■ The task ■
Output each line of the material exactly as it stands.

-- Provided data start --

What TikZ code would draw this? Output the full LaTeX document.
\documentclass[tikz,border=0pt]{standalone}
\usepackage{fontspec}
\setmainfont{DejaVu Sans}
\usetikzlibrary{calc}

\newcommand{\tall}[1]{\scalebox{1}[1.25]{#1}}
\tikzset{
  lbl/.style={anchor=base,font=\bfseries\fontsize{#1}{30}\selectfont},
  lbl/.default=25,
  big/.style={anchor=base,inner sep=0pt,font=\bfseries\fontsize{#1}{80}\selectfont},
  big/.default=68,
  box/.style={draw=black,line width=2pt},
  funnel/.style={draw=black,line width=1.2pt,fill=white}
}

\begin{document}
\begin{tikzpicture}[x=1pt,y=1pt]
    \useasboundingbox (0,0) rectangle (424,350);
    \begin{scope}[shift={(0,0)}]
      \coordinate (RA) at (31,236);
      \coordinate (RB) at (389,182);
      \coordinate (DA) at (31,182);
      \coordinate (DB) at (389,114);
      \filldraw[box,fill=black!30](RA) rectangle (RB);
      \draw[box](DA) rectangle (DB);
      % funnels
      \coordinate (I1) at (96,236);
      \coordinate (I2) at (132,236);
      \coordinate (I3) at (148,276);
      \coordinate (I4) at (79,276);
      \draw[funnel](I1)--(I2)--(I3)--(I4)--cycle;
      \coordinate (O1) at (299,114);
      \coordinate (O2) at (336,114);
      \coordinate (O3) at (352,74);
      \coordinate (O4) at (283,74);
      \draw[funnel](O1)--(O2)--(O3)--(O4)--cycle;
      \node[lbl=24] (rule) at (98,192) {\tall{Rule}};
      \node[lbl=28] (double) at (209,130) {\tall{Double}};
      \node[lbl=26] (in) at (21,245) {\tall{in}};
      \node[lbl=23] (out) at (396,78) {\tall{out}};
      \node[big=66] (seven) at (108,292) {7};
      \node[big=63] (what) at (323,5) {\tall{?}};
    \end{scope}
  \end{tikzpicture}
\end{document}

-- Provided data end --

■ Correct answer ■
What TikZ code would draw this? Output the full LaTeX document.
\documentclass[tikz,border=0pt]{standalone}
\usepackage{fontspec}
\setmainfont{DejaVu Sans}
\usetikzlibrary{calc}

\newcommand{\tall}[1]{\scalebox{1}[1.25]{#1}}
\tikzset{
  lbl/.style={anchor=base,font=\bfseries\fontsize{#1}{30}\selectfont},
  lbl/.default=25,
  big/.style={anchor=base,inner sep=0pt,font=\bfseries\fontsize{#1}{80}\selectfont},
  big/.default=68,
  box/.style={draw=black,line width=2pt},
  funnel/.style={draw=black,line width=1.2pt,fill=white}
}

\begin{document}
\begin{tikzpicture}[x=1pt,y=1pt]
    \useasboundingbox (0,0) rectangle (424,350);
    \begin{scope}[shift={(0,0)}]
      \coordinate (RA) at (31,236);
      \coordinate (RB) at (389,182);
      \coordinate (DA) at (31,182);
      \coordinate (DB) at (389,114);
      \filldraw[box,fill=black!30](RA) rectangle (RB);
      \draw[box](DA) rectangle (DB);
      % funnels
      \coordinate (I1) at (96,236);
      \coordinate (I2) at (132,236);
      \coordinate (I3) at (148,276);
      \coordinate (I4) at (79,276);
      \draw[funnel](I1)--(I2)--(I3)--(I4)--cycle;
      \coordinate (O1) at (299,114);
      \coordinate (O2) at (336,114);
      \coordinate (O3) at (352,74);
      \coordinate (O4) at (283,74);
      \draw[funnel](O1)--(O2)--(O3)--(O4)--cycle;
      \node[lbl=24] (rule) at (98,192) {\tall{Rule}};
      \node[lbl=28] (double) at (209,130) {\tall{Double}};
      \node[lbl=26] (in) at (21,245) {\tall{in}};
      \node[lbl=23] (out) at (396,78) {\tall{out}};
      \node[big=66] (seven) at (108,292) {7};
      \node[big=63] (what) at (323,5) {\tall{?}};
    \end{scope}
  \end{tikzpicture}
\end{document}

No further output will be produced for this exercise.